▶ _Prompt_
Write out the listing from the line with "Give me the matplotlib source for this chart." to the line with "linewidth=3.8, solid_capstyle='round', zorder=3)", both lines included, exactly and nothing beyond. Leave pictures out.

[Data records]
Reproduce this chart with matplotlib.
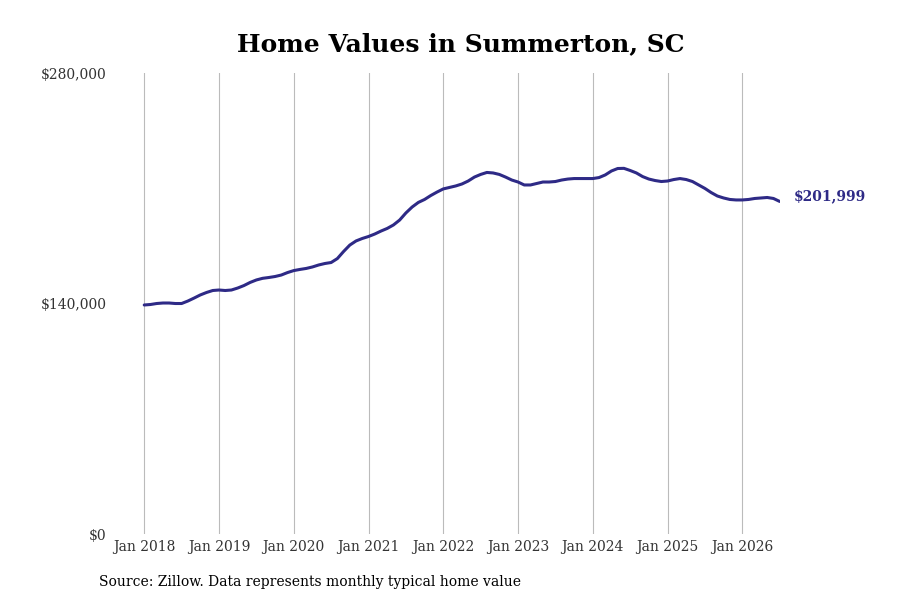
import matplotlib

matplotlib.use("Agg")
from matplotlib import pyplot as plt  # noqa: E402
from matplotlib.ticker import FuncFormatter  # noqa: E402

# monthly typical home value, Jan 2018 .. Jul 2026
values = [
    139100, 139400, 140000, 140300, 140300, 140000, 140000, 141500, 143300, 145200, 146700, 147900,
    148200, 147900, 148200, 149400, 150900, 152800, 154300, 155300, 155800, 156400, 157300, 158800,
    160000, 160700, 161300, 162200, 163400, 164300, 164900, 167300, 171600, 175500, 178000, 179500,
    180700, 182200, 184000, 185600, 187700, 190700, 195000, 198600, 201400, 203200, 205600, 207700,
    209600, 210500, 211400, 212600, 214400, 216800, 218400, 219600, 219300, 218400, 216800, 215000,
    213800, 212000, 212000, 212900, 213800, 213800, 214100, 215000, 215600, 215900, 215900, 215900,
    215900, 216500, 218100, 220500, 222000, 222100, 220800, 219300, 217100, 215600, 214700, 214100,
    214400, 215300, 215900, 215300, 214100, 212000, 209900, 207400, 205300, 204100, 203200, 202900,
    202900, 203200, 203800, 204100, 204400, 203800, 201999,
]
years = list(range(2018, 2027))
tick_labels = [f"Jan {y}" for y in years]
y_ticks = [0, 140000, 280000]

title = "Home Values in Summerton, SC"
source = "Source: Zillow. Data represents monthly typical home value"

line_color = "#2e2a86"
plt.rcParams["font.family"] = ["DejaVu Serif"]

fig = plt.figure(figsize=(9, 6), dpi=100)
ax = fig.add_axes([0.128, 0.11, 0.739, 0.7683])

months = list(range(len(values)))
ax.plot(months, values, color=line_color, lw=2.2, solid_capstyle="round")

ax.set_xlim(-4.66, 102.1)
ax.set_ylim(0, 280000)
ax.set_xticks([12 * i for i in range(len(years))])
ax.set_xticklabels(tick_labels)
ax.set_yticks(y_ticks)
ax.yaxis.set_major_formatter(FuncFormatter(lambda v, _: f"${v:,.0f}"))
ax.tick_params(axis="both", length=0, labelsize=10, colors="#333333")
ax.tick_params(axis="x", pad=4)
ax.tick_params(axis="y", pad=6)
ax.grid(axis="x", color="#bbbbbb", lw=0.8)
ax.grid(axis="y", visible=False)
for spine in ax.spines.values():
    spine.set_visible(False)

ax.annotate(
    f"${values[-1]:,}",
    xy=(months[-1], values[-1]),
    xytext=(10, 4),
    textcoords="offset points",
    va="center",
    ha="left",
    fontsize=10,
    fontweight="bold",
    color=line_color,
    annotation_clip=False,
)

fig.text(0.512, 0.927, title, ha="center", va="center", fontsize=18, fontweight="bold")
fig.text(0.11, 0.03, source, ha="left", va="center", fontsize=10)

fig.savefig("out.png", dpi=100)
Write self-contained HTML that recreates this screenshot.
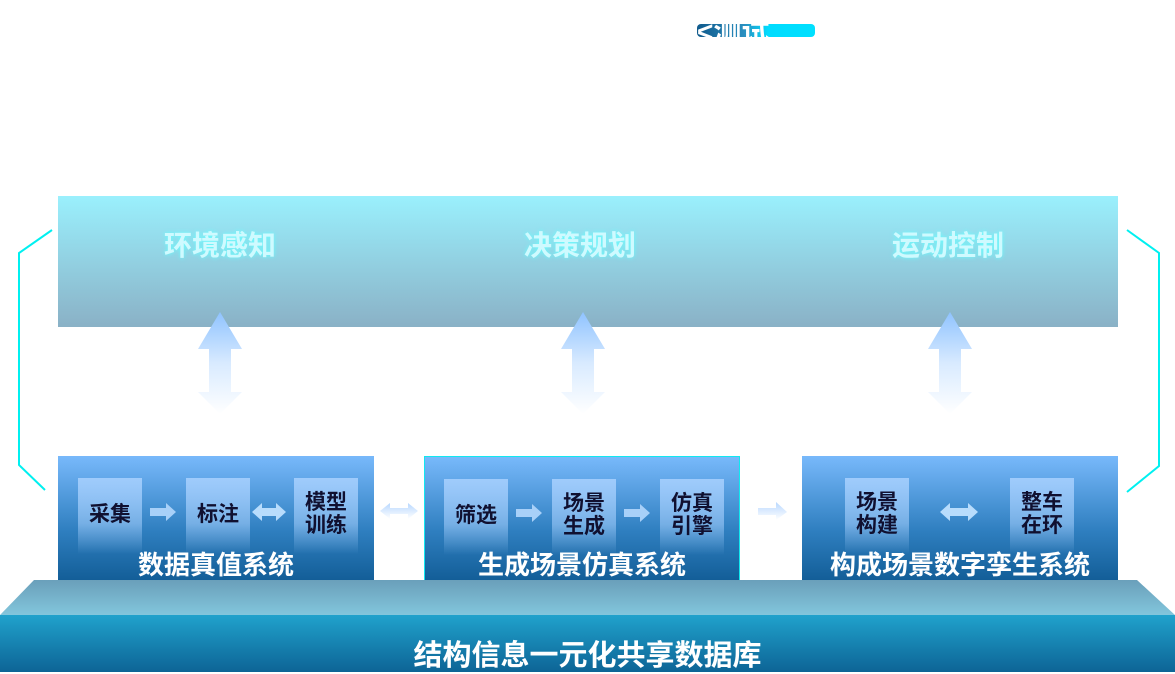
<!DOCTYPE html>
<html><head><meta charset="utf-8"><style>
html,body{margin:0;padding:0;background:#fff;}
body{width:1175px;height:672px;position:relative;overflow:hidden;font-family:"Liberation Sans","Noto Sans CJK SC",sans-serif;}
.a{position:absolute;}
.top{left:58px;top:196px;width:1060px;height:131px;background:linear-gradient(#9af0fd,#8ab1c6);}
.tt{position:absolute;top:28px;font-size:28px;font-weight:bold;color:#cffaff;text-shadow:0 0 4px #6ff;width:220px;text-align:center;}
.box{top:456px;height:124px;background:linear-gradient(#78b9fb,#2f7fc0 60%,#135e98);}
.cell{position:absolute;top:22px;width:64px;height:76px;background:linear-gradient(rgba(170,210,255,.85),rgba(170,210,255,.55) 60%,rgba(170,210,255,0));color:#101030;font-size:21px;font-weight:bold;line-height:23px;display:flex;align-items:center;justify-content:center;text-align:center;padding-bottom:4px;box-sizing:border-box;}
.bt{position:absolute;left:0;right:0;bottom:-2px;text-align:center;color:#fff;font-size:26px;font-weight:bold;white-space:nowrap;}
</style></head><body>
<div class="a" style="left:697px;top:24px;width:118px;height:13px;border-radius:4px;background:linear-gradient(90deg,#105a8c,#2a8fc0 40%,#00dcff 60%,#00e0ff);overflow:hidden;"><span style="position:absolute;left:0;top:-14px;color:#fff;font-size:28px;font-weight:bold;">&lt;测试</span></div>

<div class="a top">
<div class="tt" style="left:52px">环境感知</div>
<div class="tt" style="left:412px">决策规划</div>
<div class="tt" style="left:780px">运动控制</div>
</div>

<svg class="a" style="left:0;top:0" width="1175" height="672">
<defs>
<linearGradient id="ua" x1="0" y1="0" x2="0" y2="1"><stop offset="0" stop-color="#8fc3ff"/><stop offset="0.5" stop-color="#d8eaff"/><stop offset="1" stop-color="#fff"/></linearGradient>
<linearGradient id="pl" x1="0" y1="0" x2="0" y2="1"><stop offset="0" stop-color="#6a9fba"/><stop offset="1" stop-color="#82c6dc"/></linearGradient>
<linearGradient id="bs" x1="0" y1="0" x2="0" y2="1"><stop offset="0" stop-color="#20a2cc"/><stop offset="1" stop-color="#0d6496"/></linearGradient>
<linearGradient id="ha" x1="0" y1="0" x2="0" y2="1"><stop offset="0" stop-color="#b8d8ff"/><stop offset="1" stop-color="#fff"/></linearGradient>
</defs>
<g fill="url(#ua)">
<path d="M220 312 L242 349 L231 349 L231 392 L242 392 L220 414 L198 392 L209 392 L209 349 L198 349Z"/>
<path d="M583 312 L605 349 L594 349 L594 392 L605 392 L583 414 L561 392 L572 392 L572 349 L561 349Z"/>
<path d="M950 312 L972 349 L961 349 L961 392 L972 392 L950 414 L928 392 L939 392 L939 349 L928 349Z"/>
</g>
<g fill="none" stroke="#00f0f0" stroke-width="2">
<polyline points="52,230 19,253 19,465 45,490"/>
<polyline points="1127,230 1159,253 1159,466 1127,492"/>
</g>
<polygon points="34,580 1137,580 1175,615 0,615" fill="url(#pl)"/>
<rect x="0" y="615" width="1175" height="57" fill="url(#bs)"/>
<path d="M380 511 L390 503 L390 508 L408 508 L408 503 L418 511 L408 519 L408 514 L390 514 L390 519Z" fill="url(#ha)"/>
<path d="M758 508 L776 508 L776 502 L787 512 L776 520 L776 515 L758 515Z" fill="url(#ha)"/>
</svg>

<div class="a box" style="left:58px;width:316px;">
<div class="cell" style="left:20px">采集</div>
<div class="cell" style="left:128px">标注</div>
<div class="cell" style="left:236px">模型<br>训练</div>
<svg class="a" style="left:90px;top:44px" width="140" height="24"><path d="M2 8 L18 8 L18 3 L28 12 L18 21 L18 16 L2 16Z" fill="#a8d0f8"/><path d="M104 12 L114 3 L114 8 L128 8 L128 3 L138 12 L128 21 L128 16 L114 16 L114 21Z" fill="#b8dcfc"/></svg>
<div class="bt">数据真值系统</div>
</div>
<div class="a box" style="left:424px;width:316px;box-sizing:border-box;border:1px solid #10e8f0;border-bottom:none;">
<div class="cell" style="left:19px">筛选</div>
<div class="cell" style="left:127px">场景<br>生成</div>
<div class="cell" style="left:235px">仿真<br>引擎</div>
<svg class="a" style="left:89px;top:44px" width="140" height="24"><path d="M2 8 L18 8 L18 3 L28 12 L18 21 L18 16 L2 16Z" fill="#a8d0f8"/><path d="M110 8 L126 8 L126 3 L136 12 L126 21 L126 16 L110 16Z" fill="#a8d0f8"/></svg>
<div class="bt">生成场景仿真系统</div>
</div>
<div class="a box" style="left:802px;width:316px;">
<div class="cell" style="left:43px">场景<br>构建</div>
<div class="cell" style="left:208px">整车<br>在环</div>
<svg class="a" style="left:136px;top:44px" width="44" height="24"><path d="M2 12 L12 3 L12 8 L30 8 L30 3 L40 12 L30 21 L30 16 L12 16 L12 21Z" fill="#b8dcfc"/></svg>
<div class="bt">构成场景数字孪生系统</div>
</div>

<div class="a" style="left:0;top:632px;width:1175px;text-align:center;color:#fff;font-size:29px;font-weight:bold;">结构信息一元化共享数据库</div>
</body></html>
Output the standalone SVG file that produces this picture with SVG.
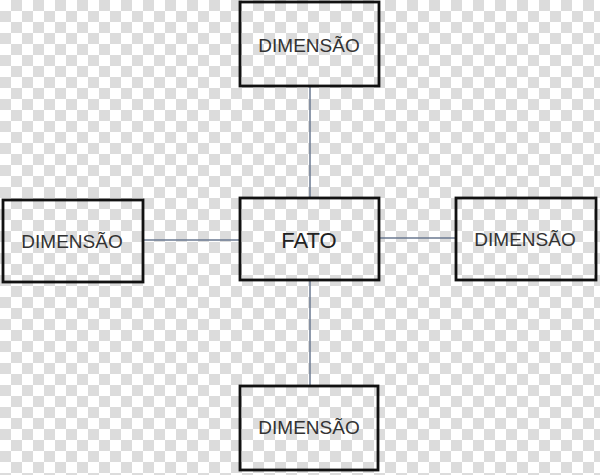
<svg xmlns="http://www.w3.org/2000/svg" width="600" height="475" viewBox="0 0 600 475">
<defs>
<pattern id="chk" width="22" height="22" patternUnits="userSpaceOnUse">
<rect width="22" height="22" fill="#ffffff"/>
<rect x="11" y="0" width="11" height="11" fill="#dcdcdc"/>
<rect x="0" y="11" width="11" height="11" fill="#dcdcdc"/>
</pattern>
</defs>
<style>
.box{fill:none;stroke:#111;stroke-width:2.8}
.lbl{font-family:"Liberation Sans",Arial,sans-serif;font-size:19px;fill:#333;text-anchor:middle}
.main{font-family:"Liberation Sans",Arial,sans-serif;font-size:22px;fill:#222;text-anchor:middle}
.con{stroke:#6a7890;stroke-width:1.5;fill:none}
</style>
<rect width="600" height="475" fill="url(#chk)"/>
<g id="connectors">
<line class="con" x1="310" y1="86" x2="310" y2="198"/>
<line class="con" x1="310" y1="280" x2="310" y2="386"/>
<line class="con" x1="143" y1="240" x2="240" y2="240"/>
<line class="con" x1="379" y1="238" x2="456" y2="238"/>
</g>
<g id="fato">
<rect class="box" x="240" y="198" width="139" height="82"/>
<text class="main" x="309" y="248">FATO</text>
</g>
<g id="dim-top">
<rect class="box" x="240" y="2" width="139" height="84"/>
<text class="lbl" x="309" y="52">DIMENSÃO</text>
</g>
<g id="dim-left">
<rect class="box" x="3" y="200" width="140" height="82"/>
<text class="lbl" x="72" y="248">DIMENSÃO</text>
</g>
<g id="dim-right">
<rect class="box" x="456" y="198" width="140" height="82"/>
<text class="lbl" x="525" y="246">DIMENSÃO</text>
</g>
<g id="dim-bottom">
<rect class="box" x="240" y="386" width="138" height="84"/>
<text class="lbl" x="309" y="434">DIMENSÃO</text>
</g>
</svg>
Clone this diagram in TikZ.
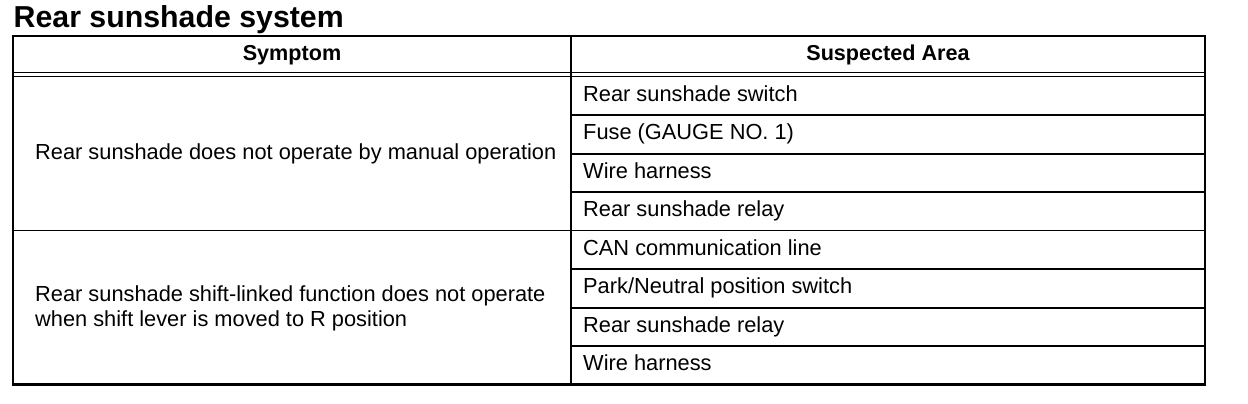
\documentclass[tikz,border=0pt]{standalone}
\usepackage{fontspec}
\setmainfont{Liberation Sans}
\begin{document}
\begin{tikzpicture}[x=1pt,y=-1pt,
  cell/.style={anchor=base west,inner sep=0pt,font=\fontsize{21.8}{25}\selectfont},
  head/.style={anchor=base,inner sep=0pt,font=\fontsize{21.6}{25}\selectfont\bfseries},
  outer/.style={line width=2.2pt},
  thin/.style={line width=1.6pt},
  rowline/.style={line width=2pt}]
\useasboundingbox[fill=white] (0,0) rectangle (1248,404);
% title
\node[anchor=base west,inner sep=0pt,font=\fontsize{30.3}{34}\selectfont\bfseries] (title) at (13.5,27.5) {Rear sunshade system};
% table frame
\coordinate (tl) at (13,36);
\coordinate (br) at (1205,384.5);
\draw[thin] (13,72.5) -- (1205,72.5);
\draw[thin] (13,76.5) -- (1205,76.5);
\draw[thin] (571,36) -- (571,384.5);
\foreach \k in {1,2,3,5,6,7} {
  \draw[rowline] (571,76.5+\k*38.5) -- (1205,76.5+\k*38.5);
}
\draw[thin] (13,230.5) -- (1205,230.5);
\draw[outer] (tl) rectangle (br);
% headers
\node[head] (hs) at (292,61) {Symptom};
\node[head] (ha) at (888,61) {Suspected Area};
% symptoms
\node[cell] (s1) at (35,159.5) {Rear sunshade does not operate by manual operation};
\node[cell] (s2a) at (35,301) {Rear sunshade shift-linked function does not operate};
\node[cell] (s2b) at (35,326) {when shift lever is moved to R position};
% suspected areas
\node[cell] (a1) at (583,101) {Rear sunshade switch};
\node[cell] (a2) at (583,139.5) {Fuse (GAUGE NO. 1)};
\node[cell] (a3) at (583,178) {Wire harness};
\node[cell] (a4) at (583,216.5) {Rear sunshade relay};
\node[cell] (a5) at (583,255) {CAN communication line};
\node[cell] (a6) at (583,293.5) {Park/Neutral position switch};
\node[cell] (a7) at (583,332) {Rear sunshade relay};
\node[cell] (a8) at (583,370.5) {Wire harness};
\end{tikzpicture}
\end{document}
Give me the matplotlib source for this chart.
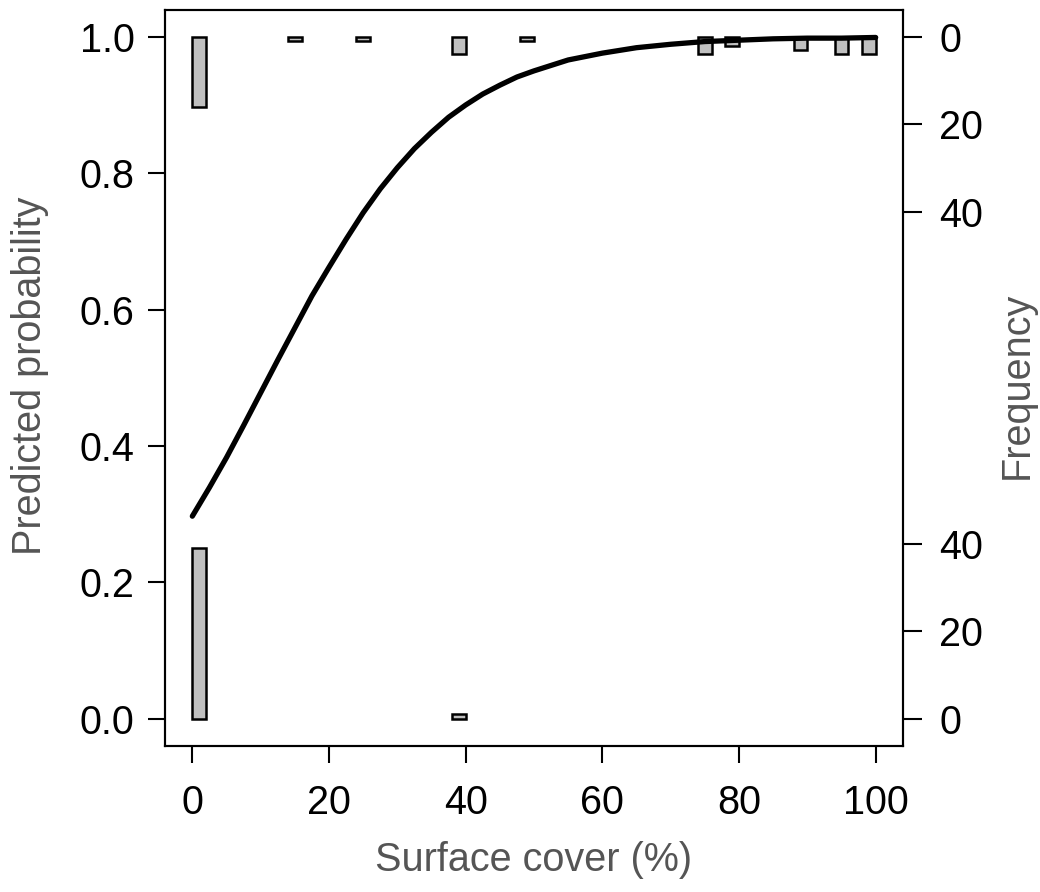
import matplotlib
matplotlib.use("Agg")
import matplotlib.pyplot as plt
import numpy as np

# ---- data ----
# fitted logistic curve
curve_x = [0, 2.5, 5, 7.5, 10, 12.5, 15, 17.5, 20, 22.5, 25, 27.5, 30, 32.5, 35,
           37.5, 40, 42.5, 45, 47.5, 50, 55, 60, 65, 70, 75, 80, 85, 90, 95, 100]
curve_y = [0.297, 0.339, 0.383, 0.430, 0.478, 0.526, 0.573, 0.620, 0.662, 0.703,
           0.742, 0.777, 0.808, 0.836, 0.860, 0.882, 0.900, 0.916, 0.929, 0.941,
           0.950, 0.966, 0.976, 0.984, 0.989, 0.993, 0.995, 0.997, 0.998, 0.998, 0.999]

# histogram of observations with response = 1 (drawn from the top)
top_bin_left = [0, 14, 24, 38, 48, 74, 78, 88, 94, 98]
top_counts = [16, 1, 1, 4, 1, 4, 2, 3, 4, 4]
# histogram of observations with response = 0 (drawn from the bottom)
bot_bin_left = [0, 38]
bot_counts = [39, 1]
bin_width = 2

freq_ticks = [0, 20, 40]
prob_ticks = [0.0, 0.2, 0.4, 0.6, 0.8, 1.0]
x_ticks = [0, 20, 40, 60, 80, 100]

scale = 0.2567 / 40.0  # probability units per count

FONT = ["Liberation Sans", "DejaVu Sans"]
plt.rcParams['font.family'] = FONT
FS = 28.5
GREY = "#555555"

fig = plt.figure(figsize=(10.4, 8.92), dpi=100)
ax = fig.add_axes([165 / 1040, 1 - 746 / 892, (903 - 165) / 1040, (746 - 9.5) / 892])

# bars
ax.bar(top_bin_left, [c * scale for c in top_counts], width=bin_width,
       bottom=[1 - c * scale for c in top_counts], align='edge',
       color="#c0c0c0", edgecolor="black", linewidth=1.8, zorder=2)
ax.bar(bot_bin_left, [c * scale for c in bot_counts], width=bin_width,
       bottom=0, align='edge',
       color="#c0c0c0", edgecolor="black", linewidth=1.8, zorder=2)

# curve
ax.plot(curve_x, curve_y, color="black", linewidth=3.8, solid_capstyle='round', zorder=3)

ax.set_xlim(-4, 104)
ax.set_ylim(-0.04, 1.04)
ax.set_xticks(x_ticks)
ax.set_xticklabels([str(v) for v in x_ticks])
ax.set_yticks(prob_ticks)
ax.set_yticklabels([f"{v:.1f}" for v in prob_ticks])

for s in ax.spines.values():
    s.set_linewidth(1.5)

ax.tick_params(axis='both', direction='out', length=12, width=1.5,
               labelsize=FS, colors='black')
ax.tick_params(axis='x', pad=15)
ax.tick_params(axis='y', pad=10)

ax2 = ax.twinx()
ax2.set_ylim(ax.get_ylim())
r_pos = [1 - f * scale for f in freq_ticks] + [f * scale for f in freq_ticks]
r_lab = [str(f) for f in freq_ticks] + [str(f) for f in freq_ticks]
ax2.set_yticks(r_pos)
ax2.set_yticklabels(r_lab)
ax2.tick_params(axis='y', direction='out', length=14, width=1.5,
                labelsize=FS, pad=12)
for s in ax2.spines.values():
    s.set_linewidth(1.5)

fig.text(30 / 1040, 1 - 376 / 892, "Predicted probability", rotation=90,
         ha='center', va='center', fontsize=FS, color=GREY)
fig.text(1017 / 1040, 1 - 385 / 892, "Frequency", rotation=90,
         ha='center', va='center', fontsize=FS, color=GREY)
fig.text(534 / 1040, 1 - 860 / 892, "Surface cover (%)",
         ha='center', va='center', fontsize=FS, color=GREY)

fig.savefig("out.png", dpi=100)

▶ _Answer to the exercise_
Give me the matplotlib source for this chart.
import matplotlib
matplotlib.use("Agg")
import matplotlib.pyplot as plt
import numpy as np

# ---- data ----
# fitted logistic curve
curve_x = [0, 2.5, 5, 7.5, 10, 12.5, 15, 17.5, 20, 22.5, 25, 27.5, 30, 32.5, 35,
           37.5, 40, 42.5, 45, 47.5, 50, 55, 60, 65, 70, 75, 80, 85, 90, 95, 100]
curve_y = [0.297, 0.339, 0.383, 0.430, 0.478, 0.526, 0.573, 0.620, 0.662, 0.703,
           0.742, 0.777, 0.808, 0.836, 0.860, 0.882, 0.900, 0.916, 0.929, 0.941,
           0.950, 0.966, 0.976, 0.984, 0.989, 0.993, 0.995, 0.997, 0.998, 0.998, 0.999]

# histogram of observations with response = 1 (drawn from the top)
top_bin_left = [0, 14, 24, 38, 48, 74, 78, 88, 94, 98]
top_counts = [16, 1, 1, 4, 1, 4, 2, 3, 4, 4]
# histogram of observations with response = 0 (drawn from the bottom)
bot_bin_left = [0, 38]
bot_counts = [39, 1]
bin_width = 2

freq_ticks = [0, 20, 40]
prob_ticks = [0.0, 0.2, 0.4, 0.6, 0.8, 1.0]
x_ticks = [0, 20, 40, 60, 80, 100]

scale = 0.2567 / 40.0  # probability units per count

FONT = ["Liberation Sans", "DejaVu Sans"]
plt.rcParams['font.family'] = FONT
FS = 28.5
GREY = "#555555"

fig = plt.figure(figsize=(10.4, 8.92), dpi=100)
ax = fig.add_axes([165 / 1040, 1 - 746 / 892, (903 - 165) / 1040, (746 - 9.5) / 892])

# bars
ax.bar(top_bin_left, [c * scale for c in top_counts], width=bin_width,
       bottom=[1 - c * scale for c in top_counts], align='edge',
       color="#c0c0c0", edgecolor="black", linewidth=1.8, zorder=2)
ax.bar(bot_bin_left, [c * scale for c in bot_counts], width=bin_width,
       bottom=0, align='edge',
       color="#c0c0c0", edgecolor="black", linewidth=1.8, zorder=2)

# curve
ax.plot(curve_x, curve_y, color="black", linewidth=3.8, solid_capstyle='round', zorder=3)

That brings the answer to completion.